Sharpen Your Competitive Differentiation
You're competing against other boutique BPA shops, large SIs, and increasingly, no-code platform vendors offering DIY tooling. Your positioning has to address that triangle directly.
Ask yourself: why would a mid-sized company hire you instead of just paying for a Zapier or Make subscription and figuring it out themselves?
Common defensible answers:
- You reduce time-to-value from months to weeks through pre-built templates and industry-specific configurations
- You take on implementation risk with a fixed-price model — they don't have to manage a project
- You provide ongoing optimization, not just a one-time build that breaks when the source system updates
- You have certified expertise in specific platforms (UiPath, Automation Anywhere, Power Automate, etc.) that their internal team lacks
Be explicit about this in your proposals and website copy.

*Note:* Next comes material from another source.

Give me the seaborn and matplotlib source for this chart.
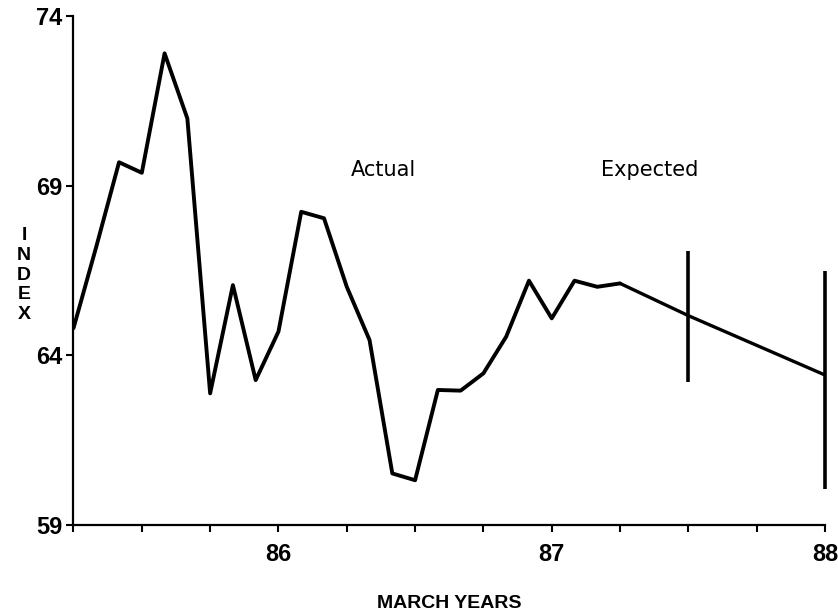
import numpy as np
import pandas as pd
import matplotlib
matplotlib.use("Agg")
import matplotlib.pyplot as plt
import seaborn as sns

# monthly index values, starting March 85 (85.25), step 1/12 year
actual_start = 85.25
actual_values = [64.80, 67.20, 69.69, 69.38, 72.90, 70.98, 62.88, 66.07,
                 63.27, 64.70, 68.23, 68.04, 66.02, 64.45, 60.52, 60.32,
                 62.98, 62.96, 63.47, 64.55, 66.20, 65.09, 66.20, 66.02, 66.12]

# expected path (continues from the last actual point)
expected_x = [87.25, 87.5, 88.0]
expected_y = [66.12, 65.17, 63.42]

# uncertainty ranges on the expected values
range_x = [87.5, 88.0]
range_low = [63.21, 60.06]
range_high = [67.07, 66.48]

y_ticks = [59, 64, 69, 74]
x_ticks = [85.25 + 0.25 * i for i in range(12)]
x_labels = {86.0: "86", 87.0: "87", 88.0: "88"}

sns.set_theme(style="ticks")
narrow = ['Liberation Sans', 'DejaVu Sans']
plt.rcParams['font.family'] = ['DejaVu Sans']
plt.rcParams['text.color'] = 'black'
plt.rcParams['xtick.color'] = 'black'
plt.rcParams['ytick.color'] = 'black'

df_act = pd.DataFrame({
    "year": actual_start + np.arange(len(actual_values)) / 12.0,
    "index": actual_values,
})
df_exp = pd.DataFrame({"year": expected_x, "index": expected_y})

fig = plt.figure(figsize=(8.38, 6.16), dpi=100)
ax = fig.add_axes([0.0877, 0.1477, 0.8968, 0.8263])

sns.lineplot(data=df_act, x="year", y="index", ax=ax, color="black",
             linewidth=2.8, estimator=None, sort=False)
sns.lineplot(data=df_exp, x="year", y="index", ax=ax, color="black",
             linewidth=2.4, estimator=None, sort=False)
ax.vlines(range_x, range_low, range_high, color="black", linewidth=2.6,
          clip_on=False)

ax.set_xlim(85.25, 88.0)
ax.set_ylim(59, 74)
ax.set_yticks(y_ticks)
ax.set_yticklabels([str(t) for t in y_ticks], fontsize=17, fontweight="bold",
                   family=narrow)
ax.set_xticks(x_ticks)
ax.set_xticklabels([x_labels.get(round(t, 2), "") for t in x_ticks],
                   fontsize=17, fontweight="bold", family=narrow)
ax.tick_params(axis="both", direction="out", length=5, width=1.5, color="black",
               pad=3)
ax.tick_params(axis="x", pad=8)

for s in ["top", "right"]:
    ax.spines[s].set_visible(False)
for s in ["left", "bottom"]:
    ax.spines[s].set_linewidth(1.6)
    ax.spines[s].set_color("black")

ax.set_xlabel("")
ax.set_ylabel("")

ax.text(86.384, 69.46, "Actual", fontsize=15, ha="center", va="center")
ax.text(87.357, 69.46, "Expected", fontsize=15, ha="center", va="center")

fig.text(449 / 838, 1 - 603 / 616, "MARCH YEARS", fontsize=14, ha="center",
         va="center", fontweight="bold", family=narrow)
fig.text(24 / 838, 1 - 275 / 616, "I\nN\nD\nE\nX", fontsize=14, ha="center",
         va="center", fontweight="bold", linespacing=1.2, family=narrow)

fig.savefig("out.png", dpi=100)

Don't assume buyers will figure out the comparison themselves.
Price on Value, Not Hours
Hourly billing commoditizes your expertise. Once you can quantify the ROI of an automation project — say, $120K in annual labor savings — charging $18,000 for the implementation is a straightforward conversation. Charging $150/hour for 120 hours is a negotiation about time.
Build a simple ROI calculator you can share with prospects. Input fields: number of employees doing the task, hours per week, average fully-loaded hourly cost. Output: annual savings. Position your project fee as a 3–6 month payback. Most CFOs will approve that without escalation.
Start with one vertical, productize one offer, and get your services in front of buyers who are already searching — that's the fastest path to winning your next automation client.